MATA INDONESIA, INTERNASIONAL – Percakapan antara Presiden Amerika Serikat, Donald Trump dan Menteri Luar Negeri negara bagian Georgia, Brad Raffensperger melalui sambungan telepon tersebar luas. Diketahui, Trump mendesak Raffensperger untuk menemukan cukup suara guna membatalkan kekalahannya di Pilpres AS tahun lalu.
Selain itu, dalam percakapan telepon yang berlangsung selama satu jam, Presiden Trump juga mempermasalahkan akurasi tiga penghitungan suara terpisah di Georgia yang akhirnya memutuskan Joe Biden sebagai pemenang untuk yang pertama kalinya usai kemenangan Bill Clinton tahun 1992.
Selama percakapan, Trump mengeluarkan ancaman, baik kepada Raffensperger maupun Ryan Germany, Sekretaris Penasihat Umum Negara, yang menyarankan bahwa jika mereka tidak menemukan ribuan surat suara di Fulton County telah dihancurkan secara ilegal untuk memblokir penyelidik -sebuah tuduhan yang tidak memiliki bukti, maka mereka akan dikenai tanggung jawab pidana.
Kampanye tekanan Trump pada Raffensperger adalah contoh terbaru dari upayanya untuk menggagalkan hasil pemilu 3 November 2020. Sebelumnya, Trump mengundang para pemimpin negara bagian Republik Michigan ke Gedung Putih, menekan Gubernur Republik Georgia, Brian Kemp, dan meminta ketua Dewan Perwakilan Pennsylvania untuk membantu membalikkan kerugiannya di negara bagian itu.
Para ahli hukum menggambarkan, apa yang dilakukan Presiden Trump merupakan penyalahgunaan kekuasaan yang mencolok dan tindakan kriminal potensial. Seorang profesor hukum konstitusional di Universitas New York, Richard Pildes, mengatakan Trump telah melanggar beberapa undang-undang federal.
“Presiden Trump, entah sengaja mencoba memaksa pejabat negara untuk merusak integritas pemilu atau begitu tertipu sehingga dia percaya apa yang dia katakan,” kata Richard Pildes, melansir NDTV, Senin, 4 Januari 2021.

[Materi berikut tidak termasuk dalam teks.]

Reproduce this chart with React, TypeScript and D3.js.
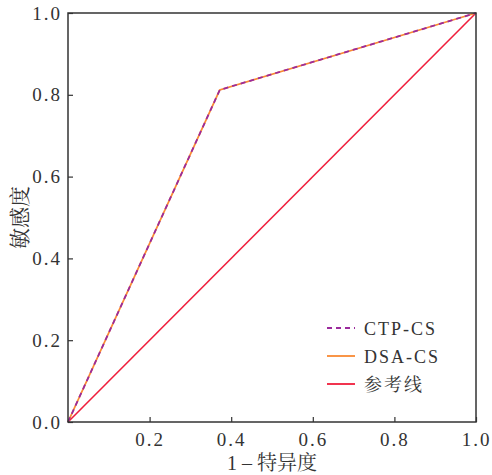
import * as d3 from "d3";
import { useEffect, useRef } from "react";

// ROC curve points (1 - specificity, sensitivity)
const ctpX = [0, 0.372, 1];
const ctpY = [0, 0.812, 1];
const dsaX = [0, 0.372, 1];
const dsaY = [0, 0.812, 1];
const refX = [0, 1];
const refY = [0, 1];
const xTicks = [0.2, 0.4, 0.6, 0.8, 1.0];
const yTicks = [0, 0.2, 0.4, 0.6, 0.8, 1.0];
const legendNames = ["CTP-CS", "DSA-CS", "参考线"];

const W = 492;
const H = 475;
const margin = { left: 68, right: 16, top: 13, bottom: 53 };
const font = "Liberation Serif, Noto Serif CJK SC, Noto Sans CJK SC, serif";

function App() {
  const ref = useRef<SVGSVGElement>(null);

  useEffect(() => {
    const svg = d3.select(ref.current);
    svg.selectAll("*").remove();

    const x = d3.scaleLinear().domain([0, 1]).range([margin.left, W - margin.right]);
    const y = d3.scaleLinear().domain([0, 1]).range([H - margin.bottom, margin.top]);

    const line = d3
      .line<[number, number]>()
      .x((d) => x(d[0]))
      .y((d) => y(d[1]));

    const g = svg.append("g");

    // reference line
    g.append("path")
      .attr("d", line(refX.map((v, i) => [v, refY[i]])))
      .attr("fill", "none")
      .attr("stroke", "#f01e3c")
      .attr("stroke-width", 1.6);

    g.append("path")
      .attr("d", line(dsaX.map((v, i) => [v, dsaY[i]])))
      .attr("fill", "none")
      .attr("stroke", "#f98a33")
      .attr("stroke-width", 1.8);

    g.append("path")
      .attr("d", line(ctpX.map((v, i) => [v, ctpY[i]])))
      .attr("fill", "none")
      .attr("stroke", "#9b2a9c")
      .attr("stroke-width", 1.8)
      .attr("stroke-dasharray", "5,4");

    // frame
    svg.append("rect")
      .attr("x", x(0))
      .attr("y", y(1))
      .attr("width", x(1) - x(0))
      .attr("height", y(0) - y(1))
      .attr("fill", "none")
      .attr("stroke", "#333")
      .attr("stroke-width", 1.5);

    const xAxis = svg.append("g")
      .attr("transform", `translate(0,${y(0)})`)
      .call(d3.axisBottom(x).tickValues(xTicks).tickSize(-5).tickPadding(11).tickFormat(d3.format(".1f")));
    const yAxis = svg.append("g")
      .attr("transform", `translate(${x(0)},0)`)
      .call(d3.axisLeft(y).tickValues(yTicks).tickSize(-5).tickPadding(6).tickFormat(d3.format(".1f")));

    [xAxis, yAxis].forEach((a) => {
      a.attr("font-family", font).attr("font-size", 19);
      a.select(".domain").remove();
      a.selectAll(".tick line").attr("stroke", "#333").attr("stroke-width", 1.2);
      a.selectAll(".tick text")
        .attr("fill", "#333")
        .attr("letter-spacing", 2);
    });

    svg.append("text")
      .attr("x", 272)
      .attr("y", 470)
      .attr("text-anchor", "middle")
      .attr("fill", "#333")
      .attr("font-family", font)
      .attr("font-size", 20)
      .text("1 – 特异度");

    svg.append("text")
      .attr("transform", `translate(27,${(y(0) + y(1)) / 2}) rotate(-90)`)
      .attr("text-anchor", "middle")
      .attr("fill", "#333")
      .attr("font-family", font)
      .attr("font-size", 21)
      .text("敏感度");

    // legend
    const legendColors = ["#9b2a9c", "#f98a33", "#f01e3c"];
    const legendDash = ["5,4", null, null];
    const lg = svg.append("g").attr("transform", "translate(327,328)");
    legendNames.forEach((name, i) => {
      const row = lg.append("g").attr("transform", `translate(0,${i * 28})`);
      row.append("line")
        .attr("x1", 0)
        .attr("x2", 28)
        .attr("y1", 0)
        .attr("y2", 0)
        .attr("stroke", legendColors[i])
        .attr("stroke-width", 1.8)
        .attr("stroke-dasharray", legendDash[i]);
      row.append("text")
        .attr("x", 37)
        .attr("y", 7)
        .attr("fill", "#333")
        .attr("font-family", font)
        .attr("font-size", 18)
        .attr("letter-spacing", 2)
        .text(name);
    });
  }, []);

  return (
    <div>
      <svg ref={ref} width={W} height={H} style={{ position: "absolute", left: 0, top: 0 }}></svg>
    </div>
  );
}

export default App;
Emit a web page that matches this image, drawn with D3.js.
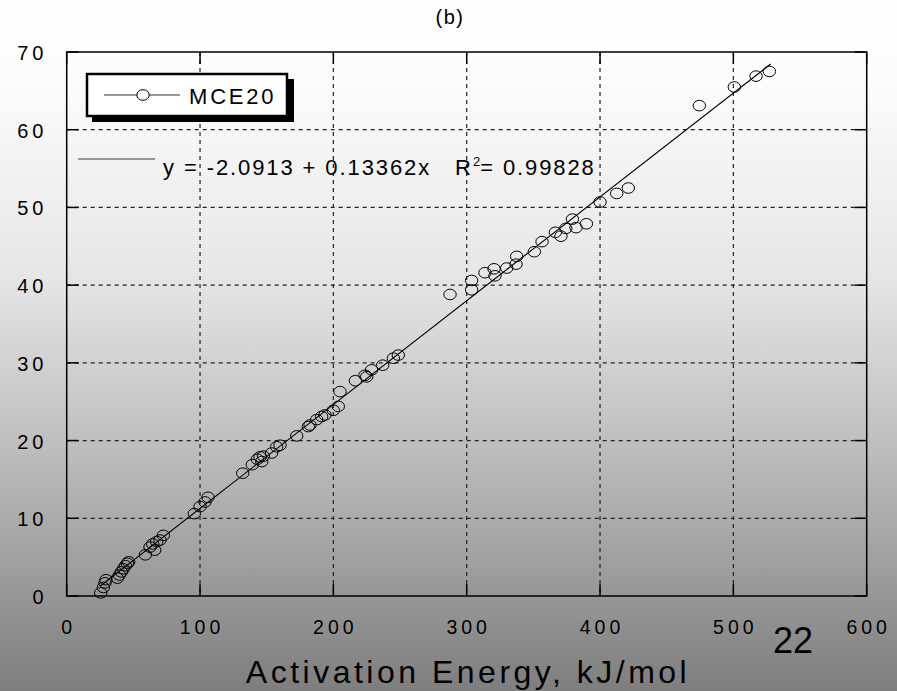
<!DOCTYPE html>
<html>
<head>
<meta charset="utf-8">
<script src="https://cdn.jsdelivr.net/npm/d3@7"></script>
<style>
	body { margin: 0; }
	svg text { font-family: "Liberation Sans", Arial, sans-serif; fill: #000; }
</style>
</head>
<body>
<svg width="897" height="691"></svg>
<script>
// @ Data
const activationEnergy = [
	25.5, 27.5, 28.7, 29.5, 38, 39.5, 41, 42.5, 44, 45.5, 46.5,
	59, 62.5, 64.5, 66, 67.5, 70, 72.5, 95.7, 100, 103.7, 106,
	132, 139.2, 143, 146.3, 145, 147.5, 153.7, 157.5, 160, 172.5,
	181.2, 182.5, 187.5, 191.2, 193.7, 200, 203.7, 205, 216.5,
	223.7, 225, 228.7, 237, 245, 248.7, 287.5, 303.7, 303.7, 313.7,
	320.5, 321.2, 330, 337, 337.5, 350.7, 356.5, 366.5, 370.7,
	374.3, 379.3, 382, 389.8, 400, 412.5, 421.2, 474.5, 500.7, 517, 527,
];
const yValues = [
	0.4, 1.1, 1.7, 2.1, 2.3, 2.7, 3.1, 3.5, 3.9, 4.2, 4.4,
	5.3, 6.3, 6.7, 5.9, 7.0, 7.2, 7.8, 10.6, 11.5, 12.1, 12.7,
	15.8, 16.9, 17.6, 17.3, 17.9, 18.0, 18.4, 19.2, 19.4, 20.6,
	21.8, 22.0, 22.7, 23.1, 23.3, 23.9, 24.4, 26.3, 27.7,
	28.4, 28.2, 29.1, 29.7, 30.6, 31.0, 38.8, 40.6, 39.4, 41.6,
	42.1, 41.2, 42.2, 42.7, 43.7, 44.3, 45.6, 46.8, 46.3,
	47.3, 48.5, 47.4, 47.9, 50.7, 51.8, 52.5, 63.1, 65.5, 66.9, 67.5,
];
const xTicks = [0, 100, 200, 300, 400, 500, 600];
const yTicks = [0, 10, 20, 30, 40, 50, 60, 70];
const fitIntercept = -2.0913;
const fitSlope = 0.13362;
const fitR2 = "0.99828";
const fitRange = [25, 528];
const seriesName = "MCE20";

const points = activationEnergy.map((d, i) => ({ x: d, y: yValues[i] }));

// @ Layout
const W = 897, H = 691;
const plot = { left: 66.7, right: 866.7, top: 52, bottom: 596 };
const svg = d3.select("svg");

const x = d3.scaleLinear().domain([0, 600]).range([plot.left, plot.right]);
const y = d3.scaleLinear().domain([0, 70]).range([plot.bottom, plot.top]);

// background gradient
const defs = svg.append("defs");
const grad = defs.append("linearGradient")
	.attr("id", "bg").attr("x1", 0).attr("y1", 0).attr("x2", 0).attr("y2", 1);
[[0, "#ffffff"], [0.12, "#fcfcfc"], [0.4, "#e6e6e6"], [0.65, "#bdbdbd"], [1, "#7e7e7e"]]
	.forEach(([o, c]) => grad.append("stop").attr("offset", o).attr("stop-color", c));
svg.append("rect").attr("width", W).attr("height", H).attr("fill", "url(#bg)");

// @ Grid
const grid = svg.append("g").attr("stroke", "#222").attr("stroke-width", 1.2)
	.attr("stroke-dasharray", "4,4");
grid.selectAll("line.v")
	.data(xTicks.slice(1, -1))
	.enter().append("line")
	.attr("x1", (d) => x(d)).attr("x2", (d) => x(d))
	.attr("y1", plot.top).attr("y2", plot.bottom);
grid.selectAll("line.h")
	.data(yTicks.slice(1, -1))
	.enter().append("line")
	.attr("y1", (d) => y(d)).attr("y2", (d) => y(d))
	.attr("x1", plot.left).attr("x2", plot.right);

// frame
svg.append("rect")
	.attr("x", plot.left).attr("y", plot.top)
	.attr("width", plot.right - plot.left).attr("height", plot.bottom - plot.top)
	.attr("fill", "none").attr("stroke", "#000").attr("stroke-width", 1.5);

// inward ticks
const tickLen = 12;
const ticks = svg.append("g").attr("stroke", "#000").attr("stroke-width", 1.5);
yTicks.forEach((t) => {
	ticks.append("line").attr("x1", plot.left).attr("x2", plot.left + tickLen)
		.attr("y1", y(t)).attr("y2", y(t));
	ticks.append("line").attr("x1", plot.right - tickLen).attr("x2", plot.right)
		.attr("y1", y(t)).attr("y2", y(t));
});
xTicks.forEach((t) => {
	ticks.append("line").attr("x1", x(t)).attr("x2", x(t))
		.attr("y1", plot.bottom).attr("y2", plot.bottom - tickLen);
	ticks.append("line").attr("x1", x(t)).attr("x2", x(t))
		.attr("y1", plot.top).attr("y2", plot.top + tickLen);
});

// @ Tick labels (aligned on glyph box, so letter-spacing doesn't shift them)
svg.append("g").selectAll("text")
	.data(yTicks).enter().append("text")
	.attr("x", 0).attr("y", (d) => y(d) + 8)
	.style("font-size", "20px").style("letter-spacing", "4px")
	.text((d) => d)
	.each(function () {
		const b = this.getBBox();
		const glyphRight = b.x + b.width - 4; // drop trailing spacing
		d3.select(this).attr("x", 43.5 - glyphRight);
	});
svg.append("g").selectAll("text")
	.data(xTicks).enter().append("text")
	.attr("x", 0).attr("y", 634)
	.style("font-size", "19.5px").style("letter-spacing", "4px")
	.text((d) => d)
	.each(function (d) {
		const b = this.getBBox();
		const w = b.width - 4;
		d3.select(this).attr("x", x(d) - w / 2 - b.x);
	});

// @ Fit line + points
const line = d3.line().x((d) => x(d)).y((d) => y(fitIntercept + fitSlope * d));
svg.append("path")
	.attr("d", line(fitRange))
	.attr("fill", "none").attr("stroke", "#000").attr("stroke-width", 1.1);

svg.append("g").selectAll("ellipse")
	.data(points).enter().append("ellipse")
	.attr("cx", (d) => x(d.x)).attr("cy", (d) => y(d.y))
	.attr("rx", 6.2).attr("ry", 5.3)
	.attr("fill", "none").attr("stroke", "#000").attr("stroke-width", 1);

// @ Legend
const lg = svg.append("g");
lg.append("rect").attr("x", 92).attr("y", 79).attr("width", 202).attr("height", 43).attr("fill", "#000");
lg.append("rect").attr("x", 87).attr("y", 74).attr("width", 200).attr("height", 42)
	.attr("fill", "#fff").attr("stroke", "#000").attr("stroke-width", 2.5);
lg.append("line").attr("x1", 104).attr("x2", 180).attr("y1", 95).attr("y2", 95)
	.attr("stroke", "#777").attr("stroke-width", 1.3);
lg.append("ellipse").attr("cx", 143).attr("cy", 95).attr("rx", 6.2).attr("ry", 5.3)
	.attr("fill", "#fff").attr("stroke", "#000").attr("stroke-width", 1);
lg.append("text").attr("x", 189).attr("y", 104)
	.style("font-size", "22px").style("letter-spacing", "2.8px")
	.text(seriesName);

lg.append("line").attr("x1", 78).attr("x2", 155).attr("y1", 159).attr("y2", 159)
	.attr("stroke", "#777").attr("stroke-width", 1.3);
const fitText = lg.append("text").attr("x", 163).attr("y", 175)
	.style("font-size", "22px").style("letter-spacing", "1.9px").attr("xml:space", "preserve");
fitText.append("tspan").text(`y = ${fitIntercept} + ${fitSlope}x   R`);
fitText.append("tspan").attr("dy", -9).style("font-size", "13px").style("letter-spacing", "0px").text("2");
fitText.append("tspan").attr("dy", 9).text(`= ${fitR2}`);

// @ Titles
svg.append("text").attr("x", 450).attr("y", 24).attr("text-anchor", "middle")
	.style("font-size", "20px").style("letter-spacing", "1.5px").text("(b)");
svg.append("text").attr("x", 468).attr("y", 683).attr("text-anchor", "middle")
	.style("font-size", "32px").style("letter-spacing", "3.5px").text("Activation Energy, kJ/mol");
svg.append("text").attr("x", 793).attr("y", 653).attr("text-anchor", "middle")
	.style("font-size", "36px").text("22");
</script>
</body>
</html>
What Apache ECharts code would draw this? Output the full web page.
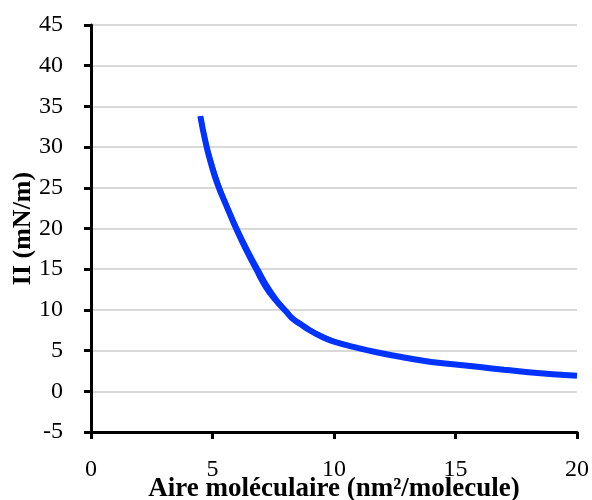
<!DOCTYPE html>
<html>
<head>
<meta charset="utf-8">
<script src="https://cdn.jsdelivr.net/npm/echarts@6/dist/echarts.min.js"></script>
<style>
html,body{margin:0;padding:0;background:#fff;}
#chart{width:592px;height:500px;}
</style>
</head>
<body>
<div id="chart"></div>
<script>
// compression isotherm (aire, pression)
var aireComp = [20, 19, 18, 17, 16, 15, 14, 13, 12, 11, 10, 9.5, 9, 8.6, 8.3, 8.0, 7.6, 7.2, 6.8, 6.4, 6.0, 5.6, 5.2, 4.9, 4.7, 4.5];
var pressComp = [1.9, 2.1, 2.35, 2.65, 2.98, 3.3, 3.6, 4.1, 4.65, 5.3, 6.1, 6.7, 7.5, 8.3, 8.9, 9.9, 11.2, 12.8, 15.0, 17.3, 19.8, 22.6, 25.5, 28.4, 30.8, 33.8];
// expansion (retour)
var aireExp = [4.5, 4.75, 5.0, 5.3, 5.7, 6.1, 6.5, 6.9, 7.3, 7.7, 8.1, 8.4, 8.7, 9.2, 10];
var pressExp = [33.8, 30.2, 27.6, 24.9, 22.0, 19.4, 17.0, 14.8, 12.7, 11.0, 9.6, 8.7, 8.1, 7.2, 6.1];

var yTicks = [-5, 45, 5];
var xTicks = [0, 20, 5];

function pairs(xs, ys){
	var out = [];
	for (var i = 0; i < xs.length; i++) {
		out.push([xs[i], ys[i]]);
	}
	return out;
}

var myChart = echarts.init(document.getElementById('chart'));
var font = 'Liberation Serif';
var option = {
	animation: false,
	grid: {left: 91, right: 15, top: 25, bottom: 68, containLabel: false, outerBoundsMode: 'none'},
	xAxis: {
		type: 'value',
		min: xTicks[0], max: xTicks[1], interval: xTicks[2],
		name: 'Aire moléculaire (nm²/molecule)',
		nameLocation: 'middle',
		nameGap: 44,
		nameMoveOverlap: false,
		nameTextStyle: {fontFamily: font, fontWeight: 'bold', fontSize: 27, color: '#000'},
		axisLine: {onZero: false, lineStyle: {color: '#000', width: 3}},
		axisTick: {show: true, length: 7, lineStyle: {color: '#000', width: 3}},
		axisLabel: {fontFamily: font, fontSize: 24, color: '#000', margin: 26},
		splitLine: {show: false}
	},
	yAxis: {
		type: 'value',
		min: yTicks[0], max: yTicks[1], interval: yTicks[2],
		name: 'II (mN/m)',
		nameLocation: 'middle',
		nameGap: 55,
		nameMoveOverlap: false,
		nameTextStyle: {fontFamily: font, fontWeight: 'bold', fontSize: 26, color: '#000'},
		axisLine: {onZero: false, lineStyle: {color: '#000', width: 3}},
		axisTick: {show: true, length: 7, lineStyle: {color: '#000', width: 3}},
		axisLabel: {fontFamily: font, fontSize: 24, color: '#000', margin: 28},
		splitLine: {show: true, lineStyle: {color: '#d9d9d9', width: 2}}
	},
	series: [
		{
			type: 'line',
			data: pairs(aireComp, pressComp),
			smooth: true,
			showSymbol: false,
			lineStyle: {color: '#0033ff', width: 6}
		},
		{
			type: 'line',
			data: pairs(aireExp, pressExp),
			smooth: true,
			showSymbol: false,
			lineStyle: {color: '#0033ff', width: 5}
		}
	]
};
myChart.setOption(option);
</script>
</body>
</html>
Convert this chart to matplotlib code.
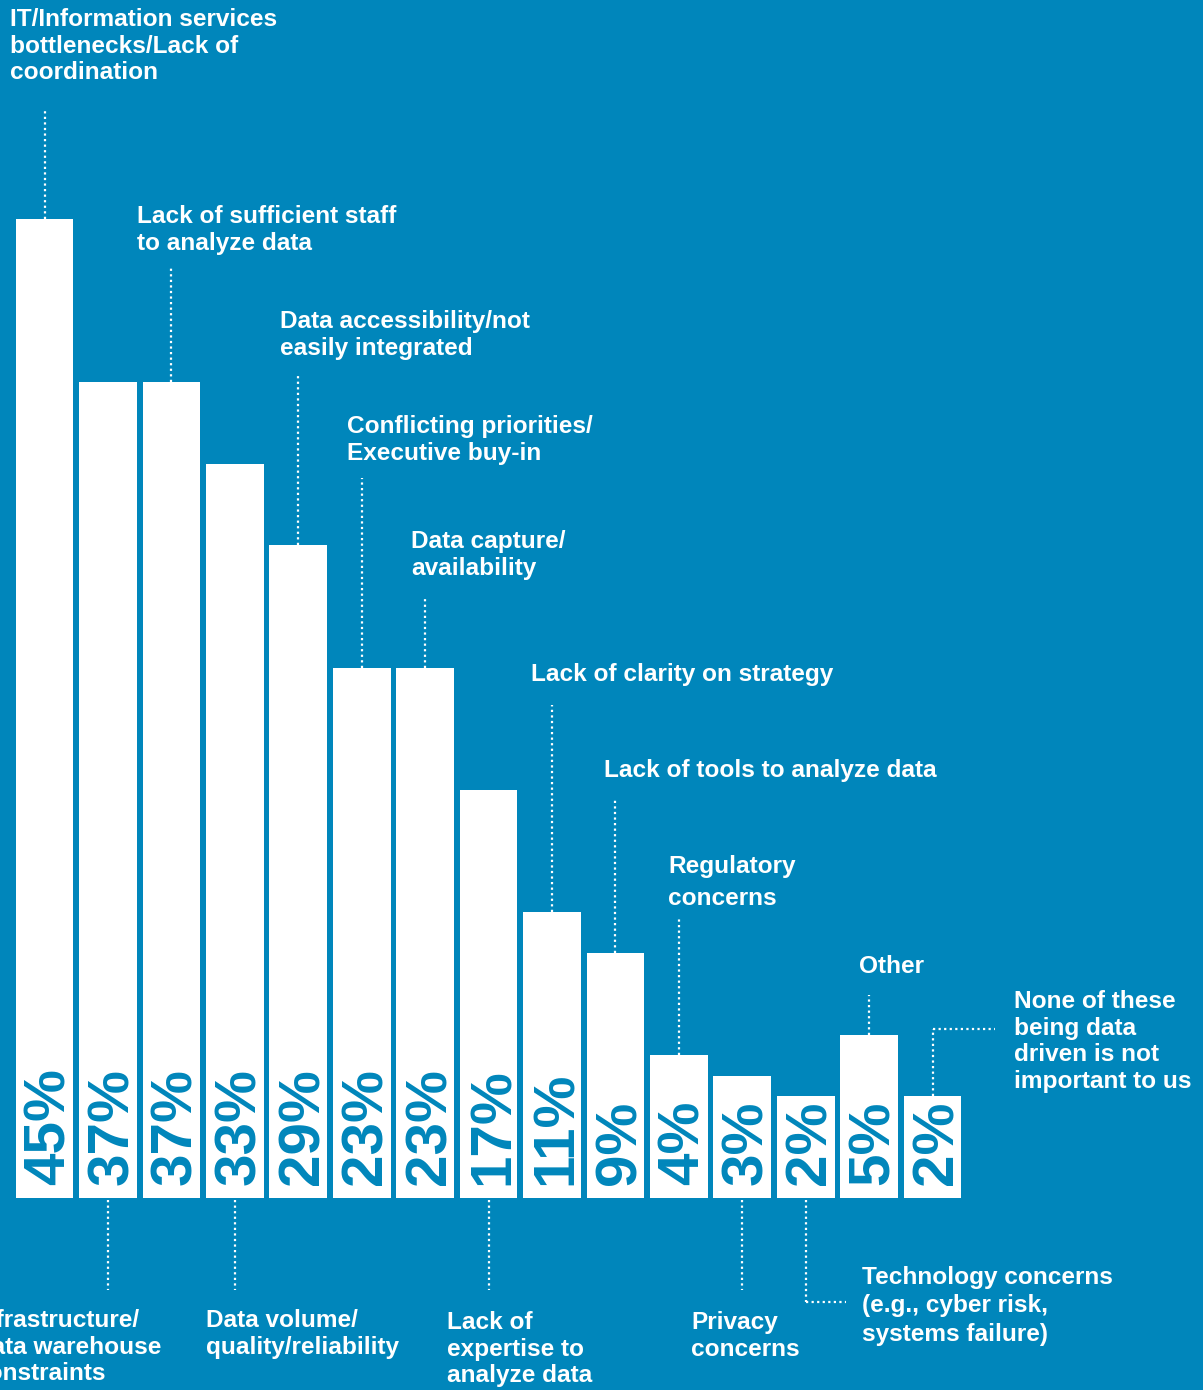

Pildes menambahkan bahwa pelanggaran Trump yang lebih jelas adalah pelanggaran moral. Sikap Trump juga membuktikan, Amerika Serikat memiliki presiden yang mencoba menggunakan kekuasaannya untuk menekan negara.
Sementara bagi Edward Foley, seorang profesor hukum di Ohio State University, tindakan dan sikap Presiden Trump bukan hanya tidak pantas dan hina, tetapi juga memicu kemarahan.